▸ **EXCERPTED DATA**
+-------+
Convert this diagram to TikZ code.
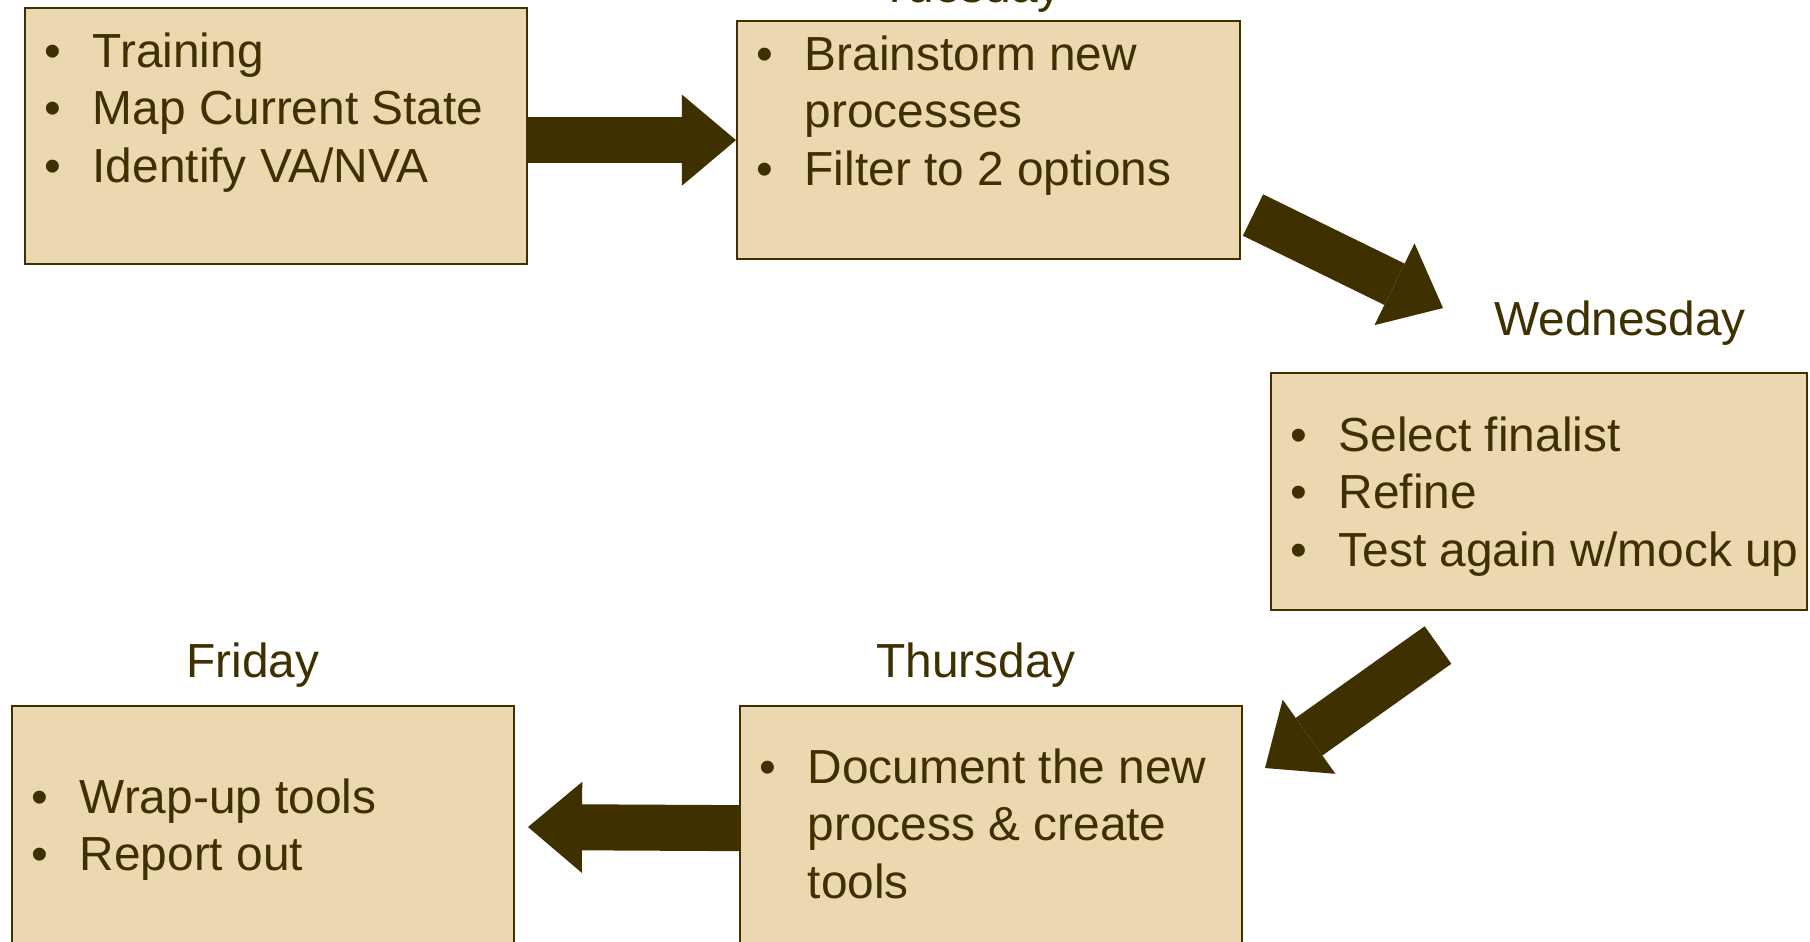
\documentclass[tikz,border=0pt]{standalone}
\usepackage{fontspec}
\setmainfont{Liberation Sans}
\usepackage{xcolor}
\usepackage{tikz}
\usetikzlibrary{arrows.meta}
\definecolor{kaiBrown}{HTML}{3F3000}
\definecolor{kaiSand}{HTML}{EBD8B0}
\tikzset{
  kz/.style={x=0.01cm, y=-0.01cm, every node/.style={font=\fontsize{13.6pt}{0.575cm}\selectfont, text=kaiBrown, inner sep=0pt}},
  day/.style={draw=kaiBrown, line width=0.6pt, fill=kaiSand, anchor=north west},
  pts/.style={anchor=base west},
  dname/.style={anchor=base},
  blk/.style={draw=kaiBrown, line width=4.6mm, -{Triangle[length=5.4mm, width=9.1mm, line width=0pt]}}
}
\newcommand{\bul}{\makebox[4.84mm][l]{\textbullet}}
\newcommand{\plist}[1]{\begin{tabular}[t]{@{}l@{}}#1\end{tabular}}

\begin{document}
\begin{tikzpicture}[kz]
\useasboundingbox (0,0) rectangle (1810,941);
\clip (0,0) rectangle (1810,941);
% the five days
\node[day, minimum width=5.02cm, minimum height=2.56cm] (mon) at (24,7) {};
\node[day, minimum width=5.03cm, minimum height=2.38cm] (tue) at (736,20) {};
\node[day, minimum width=5.36cm, minimum height=2.37cm] (wed) at (1270,372) {};
\node[day, minimum width=5.02cm, minimum height=2.44cm] (thu) at (739,705) {};
\node[day, minimum width=5.02cm, minimum height=2.44cm] (fri) at (11,705) {};
\node[pts] (mon-t) at (43.6,67) {\plist{\bul Training\\ \bul Map Current State\\ \bul Identify VA/NVA}};
\node[pts] (tue-t) at (755.6,70) {\plist{\bul Brainstorm new\\ \hspace{4.84mm}processes\\ \bul Filter to 2 options}};
\node[pts] (wed-t) at (1289.6,451) {\plist{\bul Select finalist\\ \bul Refine\\ \bul Test again w/mock up}};
\node[pts] (thu-t) at (758.6,783) {\plist{\bul Document the new\\ \hspace{4.84mm}process \& create\\ \hspace{4.84mm}tools}};
\node[pts] (fri-t) at (30.6,813) {\plist{\bul Wrap-up tools\\ \bul Report out}};
\node[dname] (tue-l) at (971,2) {Tuesday};
\node[dname] (wed-l) at (1620,335) {Wednesday};
\node[dname] (thu-l) at (976,677) {Thursday};
\node[dname] (fri-l) at (253,677) {Friday};
% block arrows
\coordinate (a2s) at (1253,215); \coordinate (a2e) at (1443,308);
\coordinate (a3s) at (1438,645); \coordinate (a3e) at (1265,768);
\coordinate (a4e) at (528,827);
\draw[blk] (mon.east |- tue.west) -- (tue.west);
\draw[blk] (a2s) -- (a2e);
\draw[blk] (a3s) -- (a3e);
\draw[blk] (thu.west) -- (a4e);
\end{tikzpicture}
\end{document}
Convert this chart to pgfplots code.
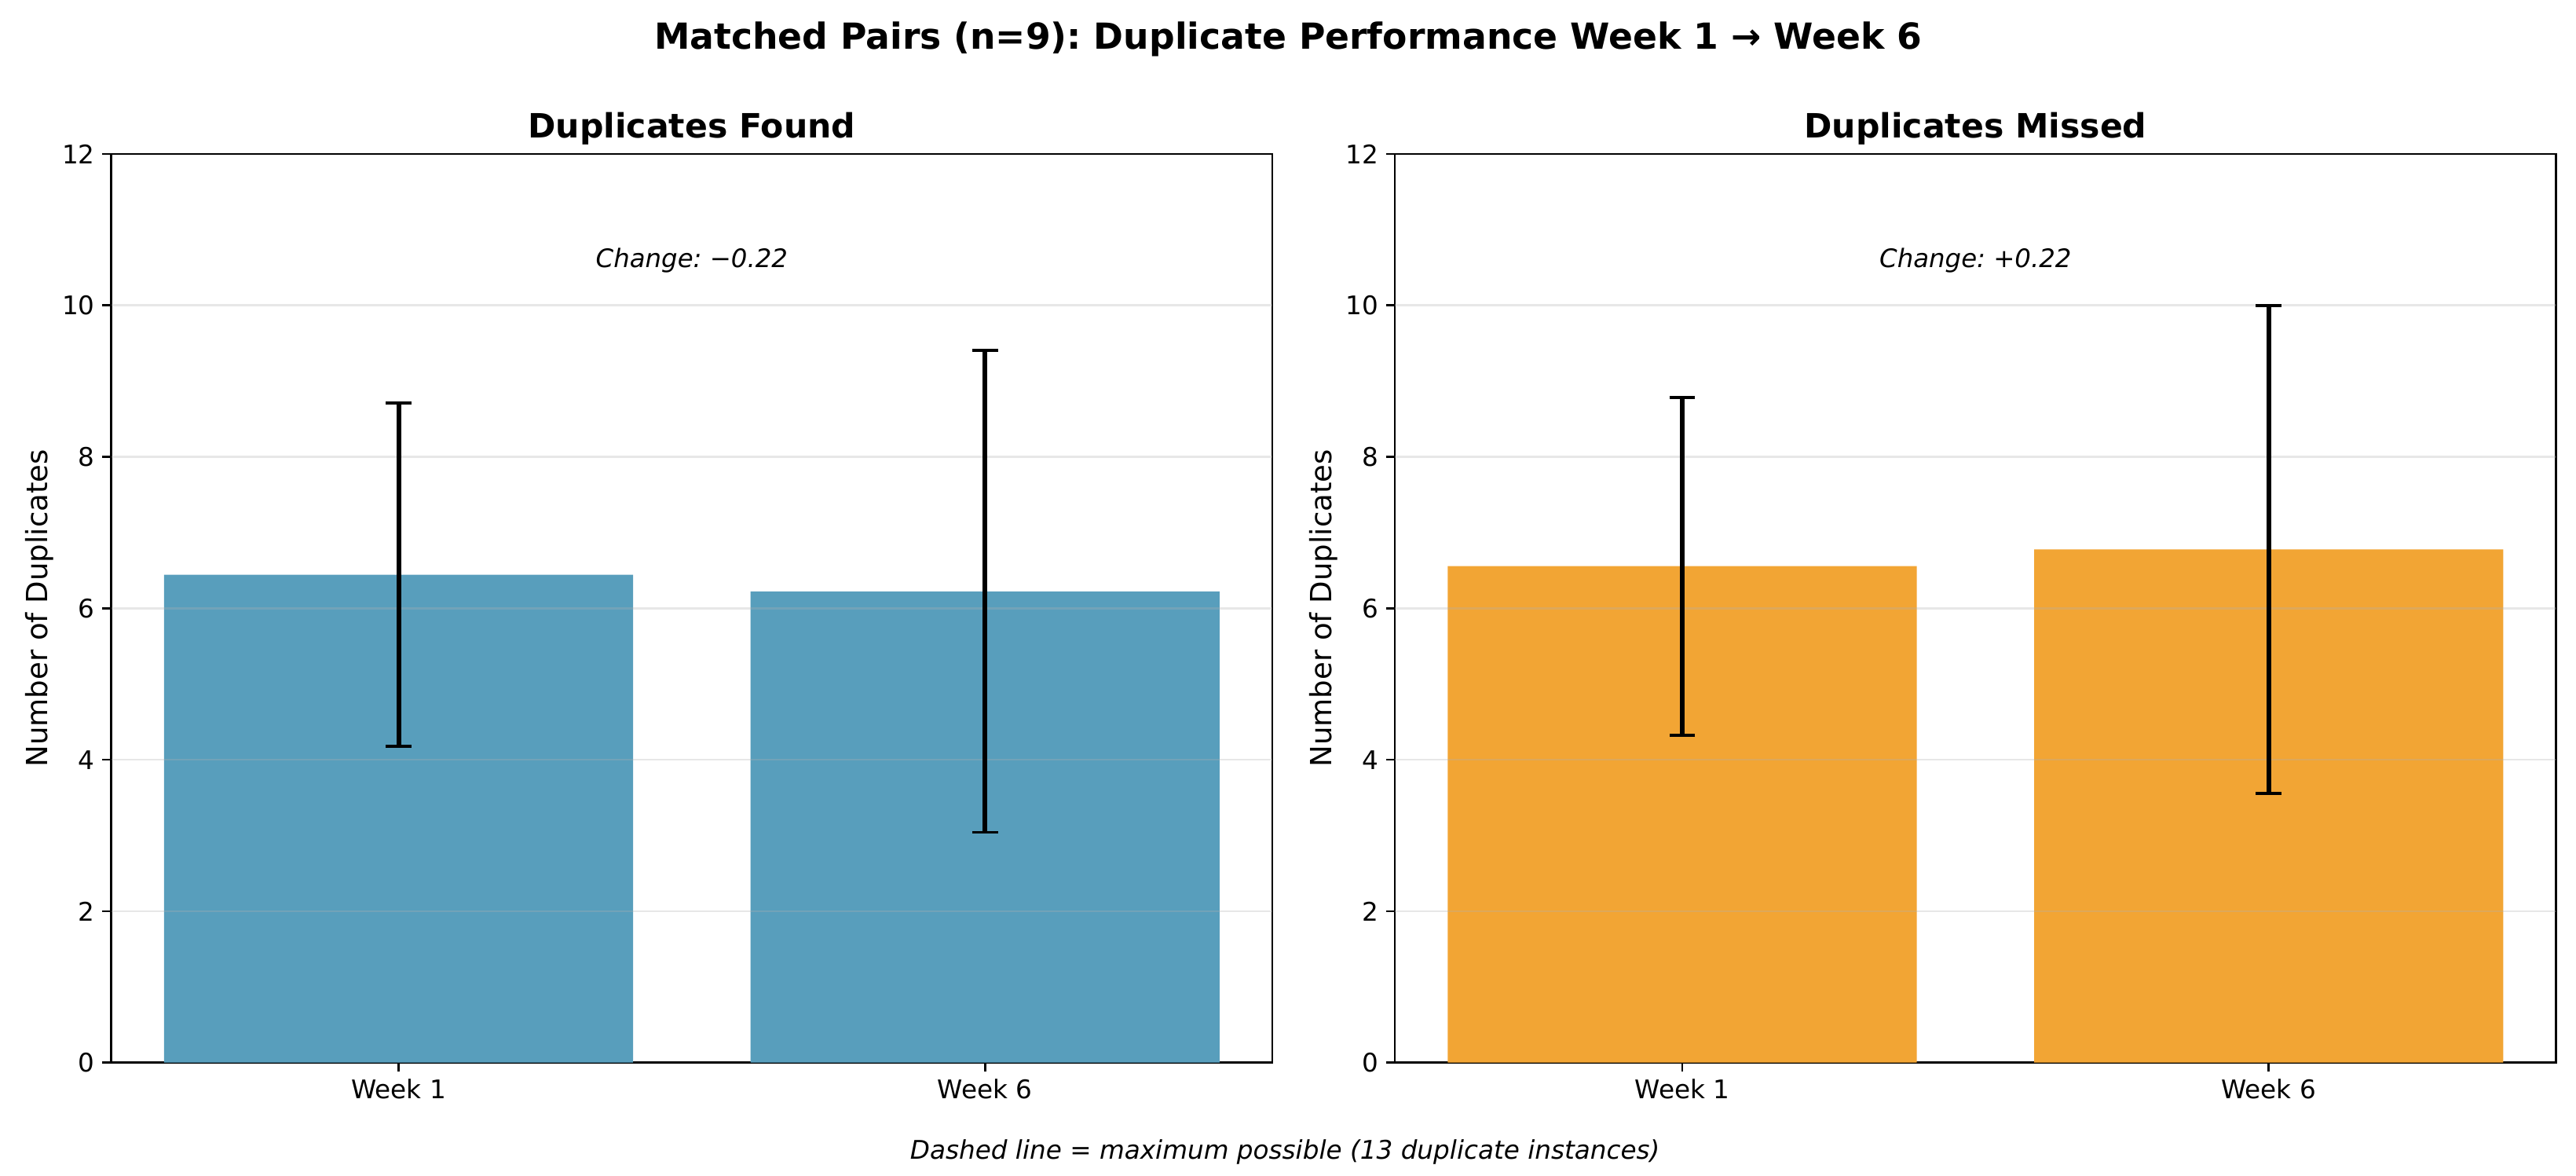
+-------+
Gather, from the listing above, every line carrying the word "code".

Convert this diagram to TikZ code.
Convert this chart to pgfplots code.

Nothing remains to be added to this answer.